Tobacco companies also claim that plain packaging will make it easier for counterfeiters to pass their packets as legal product. Plain packaging legislation is expected before Parliament this year and to come into affect on January 1, 2012.

”It [plain packaging] sort of defies logic, because I don’t think that it will affect consumption levels in any way,” Mr Camilleri told the US analysts.

”So, I’m hopeful that the government is looking at that very closely, because plain packaging will certainly not address that issue [illicit trade] and will not address smoking incidence or smoking prevalence.”
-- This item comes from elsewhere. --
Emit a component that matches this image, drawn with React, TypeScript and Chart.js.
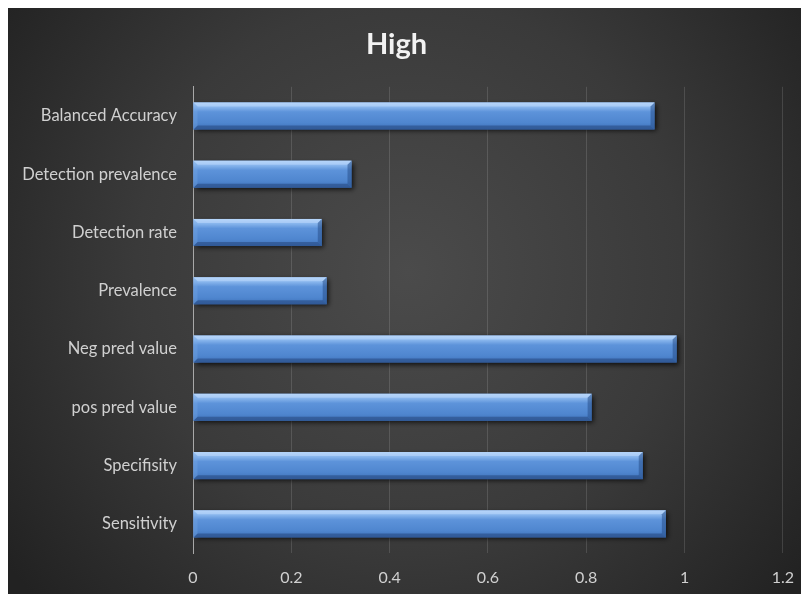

Data published by the Australian Customs and Border Protection Service does show an increase in tobacco smuggling in 2009-10, a year that includes two months of the stiff rise in cigarette taxes. Detection of illicit tobacco totalled 310,707 kilograms last financial year, nearly double the 175,405 kilograms detected in 2008-09. More than 68.72 million cigarettes were detected, up from 50.177 million the year before.

Tim Wilson, director of the Institute of Public Affairs’ free trade unit, said higher taxes would encourage criminal behaviour.

”The more prices rise the greater there’s a temptation for organised crimes to supply the market and for consumers to buy out of the black market, and in the process taxes to pay for the health consequences go out the window,” he said.

”Even the government’s own adviser, Intellectual Property Australia, has warned against plain packaging’s risk to increase counterfeit tobacco products entering Australia.

”The government likes to argue they’re leading the world by introducing plain packaging, but they seem oblivious to the serious legal risks from stripping trademarks when the UK, Canadian, New Zealand, Lithuanian and mid-1990s Australian government have rejected plain packaging on intellectual property grounds.”

Fiona Sharkie, executive director of Quit Victoria, said a rise in illicit trade was expected when the tax was increased, but this would pale in comparison against the revenue raised.

She said earlier figures on illicit trade in a report commissioned by the tobacco companies were strongly criticised and disputed at the time.